TL: I know you also have many side projects.
JL: I’m doing a project with a label called Tiny Global, who were in Budapest, but just moved to Valencia in Spain. That’s pretty cool. I’m doing a series of singles that will then come together and be an album.We’re just going to do 7-inch singles until we get sick of it, and then see what we’ve got and put an album out (laughter).
There is a lot of things like the Waco Brothers and the Four Lost Souls that are kind of—we just kind of play gigs, and no real cast iron projects to release anything at the moment.
TL: Got it. Touring and then promotion for this album is probably—that will take most of your time in the short term, I would imagine.
JL: Yeah. It’s kind of odd, it does fill up a lot of time. When we are away, we don’t really think about much else other than what we’re doing. And I’ve just got back, and I know there’s things to do, but I can’t quite remember what any of them are (laughter).
We’ll be off again early July, so I’ve got a bit of time now to sort myself out. But I paint as well, and I think I’ve got some art shows and some gigs, solo gigs, stuff like that.
TL: That’s great. Keeping busy.
So where can people find out about your stuff?
JL: The Bloodshot site is the easiest. They will be posting, like, probably have put together a full list of dates for the summer. And then they always have my stuff up as well.
TL: And then all the tour dates are on there, and all the merch is on there, too. So people can buy all of your—
JL: —Yeah. Anything. Yeah, whatever is available, they probably get it from Bloodshot (laughter).
I’ve been working with that label for a long time, now. It’s their 25th Anniversary, which is sort of terrifying to me on one level because I’ve felt like—when I met the Bloodshot people, that seemed like very late in the game to me, but that was (laughter) you know.

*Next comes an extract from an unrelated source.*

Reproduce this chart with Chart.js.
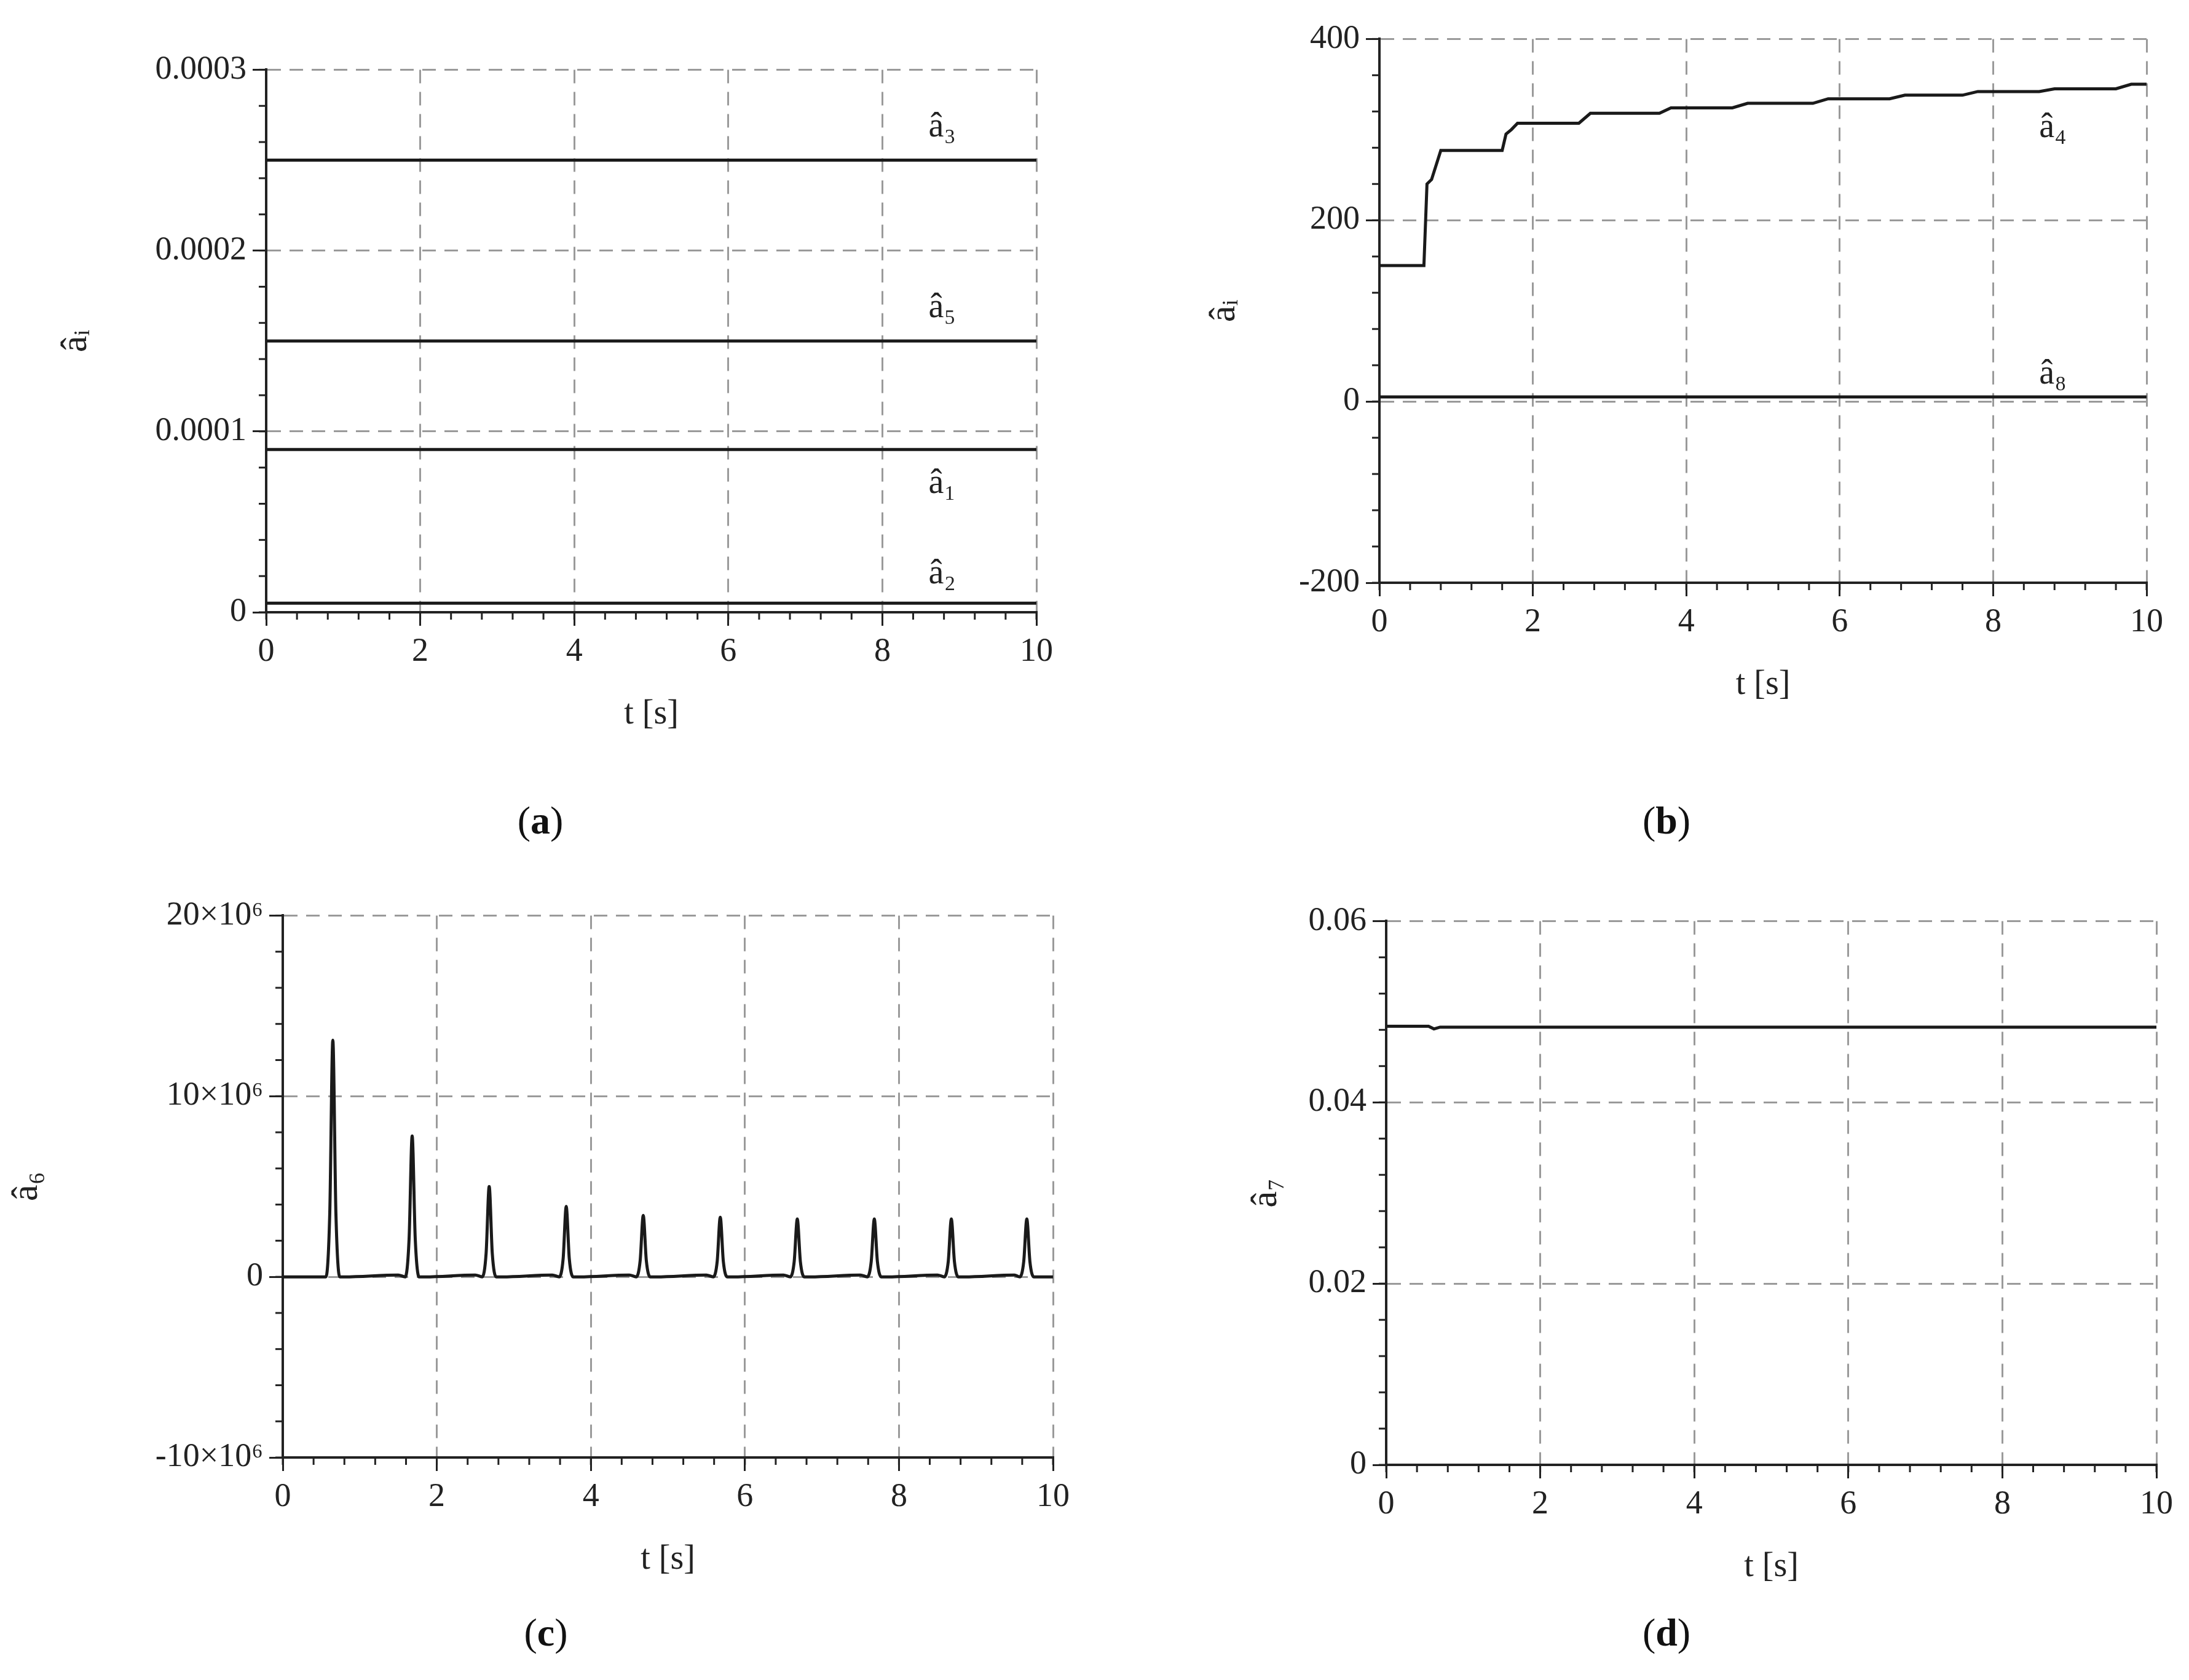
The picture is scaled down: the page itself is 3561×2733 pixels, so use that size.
<!DOCTYPE html>
<html><head><meta charset="utf-8">
<script src="https://cdn.jsdelivr.net/npm/chart.js@4.4.1/dist/chart.umd.min.js"></script>
<style>
body{margin:0;background:#fff;width:3561px;height:2733px;position:relative;overflow:hidden;font-family:"Liberation Serif",serif}
.box{position:absolute}
.cap{position:absolute;font-family:"Liberation Serif",serif;font-size:64px;color:#111;transform:translate(-50%,-50%)}
</style></head><body>
<script>
// ---- data ----
const aLines = [ {name:'â₃', value:0.00025}, {name:'â₅', value:0.00015}, {name:'â₁', value:0.00009}, {name:'â₂', value:0.000005} ];
const aLabelX = [8.6, 8.6, 8.6, 8.6];
const aLabelY = [0.000268, 0.000168, 0.000071, 0.000021];

const bA4T = [0,0.58,0.62,0.68,0.80,1.60,1.65,1.72,1.80,2.60,2.75,3.65,3.80,4.60,4.80,5.65,5.85,6.65,6.85,7.60,7.80,8.60,8.80,9.60,9.80,10];
const bA4V = [150,150,240,245,277,277,295,300,307,307,318,318,324,324,329,329,334,334,338,338,342,342,345,345,350,350];
const bA8T = [0,10];
const bA8V = [5,5];
const bLabelNames = ['â₄','â₈'];
const bLabelX = [8.6, 8.6];
const bLabelY = [302, 30];

const cT = [0,0.50,0.56,0.61,0.65,0.69,0.74,0.80,1.50,1.59,1.64,1.68,1.72,1.77,1.85,2.50,2.59,2.64,2.68,2.72,2.77,2.85,3.50,3.59,3.64,3.68,3.72,3.77,3.85,4.50,4.59,4.64,4.68,4.72,4.77,4.85,5.50,5.59,5.64,5.68,5.72,5.77,5.85,6.50,6.59,6.64,6.68,6.72,6.77,6.85,7.50,7.59,7.64,7.68,7.72,7.77,7.85,8.50,8.59,8.64,8.68,8.72,8.77,8.85,9.50,9.57,9.62,9.66,9.70,9.75,9.83,10];
const cV = [0,0,0,3.5,13.1,3.5,0,0,0.1,0,2.1,7.8,2.1,0,0,0.1,0,1.3,5.0,1.3,0,0,0.1,0,1.0,3.9,1.0,0,0,0.1,0,0.9,3.4,0.9,0,0,0.1,0,0.85,3.3,0.85,0,0,0.1,0,0.85,3.2,0.85,0,0,0.1,0,0.85,3.2,0.85,0,0,0.1,0,0.85,3.2,0.85,0,0,0.1,0,0.85,3.2,0.85,0,0,0];

const dT = [0,0.55,0.62,0.70,0.80,10];
const dV = [0.0484,0.0484,0.0481,0.0483,0.0483,0.0483];

const xTicks = [0,2,4,6,8,10];
const captions = ['(a)','(b)','(c)','(d)'];

// ---- helpers ----
const FONT = '"Liberation Serif", serif';
function pts(t,v){return t.map((x,i)=>({x:x,y:v[i]}));}

const minorTicks = {
  id:'minorTicks',
  afterDraw(chart, args, opts){
    const ctx = chart.ctx, xs = chart.scales.x, ys = chart.scales.y;
    ctx.save(); ctx.strokeStyle='#222'; ctx.lineWidth=3;
    const ca = chart.chartArea;
    for(let v=xs.min; v<=xs.max+1e-9; v+=opts.xStep){
      const p = xs.getPixelForValue(v); ctx.beginPath(); ctx.moveTo(p,ca.bottom); ctx.lineTo(p,ca.bottom+12); ctx.stroke();
    }
    for(let k=0;k<=Math.round((ys.max-ys.min)/opts.yStep);k++){
      const v = ys.min + k*opts.yStep;
      const p = ys.getPixelForValue(v); ctx.beginPath(); ctx.moveTo(ca.left-12,p); ctx.lineTo(ca.left,p); ctx.stroke();
    }
    ctx.restore();
  }
};
const curveLabels = {
  id:'curveLabels',
  afterDatasetsDraw(chart, args, opts){
    if(!opts.names) return;
    const ctx = chart.ctx;
    ctx.save(); ctx.fillStyle='#222'; ctx.font='56px '+FONT; ctx.textAlign='left'; ctx.textBaseline='middle';
    opts.names.forEach((n,i)=>{
      ctx.fillText(n, chart.scales.x.getPixelForValue(opts.xs[i]), chart.scales.y.getPixelForValue(opts.ys[i]));
    });
    ctx.restore();
  }
};

function makePanel(o){
  const div = document.createElement('div');
  div.className='box';
  div.style.left=(o.axisX - o.yW)+'px';
  div.style.top=(o.axisTop - 20)+'px';
  const w = o.yW + o.plotW + 60, h = 20 + o.plotH + 200;
  div.style.width=w+'px'; div.style.height=h+'px';
  const cv = document.createElement('canvas');
  div.appendChild(cv); document.body.appendChild(div);
  new Chart(cv, {
    type:'line',
    data:{datasets:o.datasets.map(d=>({data:d, borderColor:'#1a1a1a', borderWidth:5, pointRadius:0, tension:0, cubicInterpolationMode:o.smooth?'monotone':'default', fill:false}))},
    options:{
      responsive:true, maintainAspectRatio:false, animation:false, devicePixelRatio:1,
      layout:{padding:{top:20,right:60,left:0,bottom:0}},
      plugins:{legend:{display:false}, tooltip:{enabled:false},
        minorTicks:{xStep:0.4, yStep:o.yMinor},
        curveLabels:{names:o.labelNames, xs:o.labelX, ys:o.labelY}},
      scales:{
        x:{type:'linear', min:0, max:10,
          afterBuildTicks:s=>{s.ticks=xTicks.map(v=>({value:v}));},
          afterFit:s=>{s.height=200;},
          grid:{color:'#9a9a9a', lineWidth:3, tickColor:'#222', tickLength:22, tickWidth:3},
          border:{display:true, color:'#222', width:4, dash:[22,14]},
          ticks:{color:'#222', font:{family:FONT,size:54}, padding:10, maxRotation:0},
          title:{display:true, text:'t [s]', color:'#222', font:{family:FONT,size:56}, padding:{top:4,bottom:0}}},
        y:{type:'linear', min:o.yMin, max:o.yMax,
          afterBuildTicks:s=>{s.ticks=o.yTicks.map(v=>({value:v}));},
          afterFit:s=>{s.width=o.yW;},
          grid:{color:'#9a9a9a', lineWidth:3, tickColor:'#222', tickLength:22, tickWidth:3},
          border:{display:true, color:'#222', width:4, dash:[22,14]},
          ticks:{color:'#222', font:{family:FONT,size:54}, padding:10, callback:o.yFmt},
          title:{display:true, text:o.yTitle, color:'#222', font:{family:FONT,size:60}, padding:0}}
      }
    },
    plugins:[minorTicks, curveLabels]
  });
}

makePanel({axisX:433, axisTop:91, plotW:1253, plotH:905, yW:345, yMin:0, yMax:0.0003, yMinor:0.00002,
  yTicks:[0,0.0001,0.0002,0.0003], yFmt:v=>v===0?'0':v.toFixed(4), yTitle:'âᵢ',
  datasets:aLines.map(l=>pts([0,10],[l.value,l.value])),
  labelNames:aLines.map(l=>l.name), labelX:aLabelX, labelY:aLabelY});

makePanel({axisX:2244, axisTop:41, plotW:1248, plotH:907, yW:288, yMin:-200, yMax:400, yMinor:40,
  yTicks:[-200,0,200,400], yFmt:v=>String(v), yTitle:'âᵢ',
  datasets:[pts(bA4T,bA4V), pts(bA8T,bA8V)],
  labelNames:bLabelNames, labelX:bLabelX, labelY:bLabelY});

makePanel({axisX:460, axisTop:1467, plotW:1253, plotH:904, yW:452, yMin:-10, yMax:20, yMinor:2, smooth:true,
  yTicks:[-10,0,10,20], yFmt:v=>v===0?'0':(v+'×10⁶'), yTitle:'â₆',
  datasets:[pts(cT,cV)]});

makePanel({axisX:2255, axisTop:1476, plotW:1253, plotH:907, yW:231, yMin:0, yMax:0.06, yMinor:0.004,
  yTicks:[0,0.02,0.04,0.06], yFmt:v=>v===0?'0':v.toFixed(2), yTitle:'â₇',
  datasets:[pts(dT,dV)]});

const capPos=[[879,1335],[2711,1335],[888,2656],[2711,2656]];
captions.forEach((c,i)=>{
  const d=document.createElement('div'); d.className='cap';
  d.innerHTML='('+'<b>'+c.slice(1,2)+'</b>'+')';
  d.style.left=capPos[i][0]+'px'; d.style.top=capPos[i][1]+'px';
  document.body.appendChild(d);
});
</script>
</body></html>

TL: Wow. It’s been 25 years?
JL: Yeah. 25 years ago I moved to Chicago and met those guys. Been working with them ever since. We have a lot of fun, to be quite honest, and then, yeah. When Touch and Go stopped putting out records. It was kind of an easy step to take the mekons over there, and they’ve been really good for the mekons as well.
TL: Yeah. Oh, yeah, I forgot about—Touch and Go was one of my favorite labels back in the day.
JL: We were with them for 15 years.
TL: With Jesus Lizard. And who else was on there?
JL: Didjits. Tar. Jesus Lizard. Big Black. Butthole Surfers.
TL: Oh, yeah, that was some good noisy stuff (laughter)—
JL: The Lack. Yeah. Really noisy bands.
TL: I pretty much had everything that they put out for a few years, there.
TL: Jon, I want to thank you for taking time out of your day to speak with me.
JL: Oh, it’s a great interview. Nice to talk to you, mate. Hopefully see you somewhere out on the road.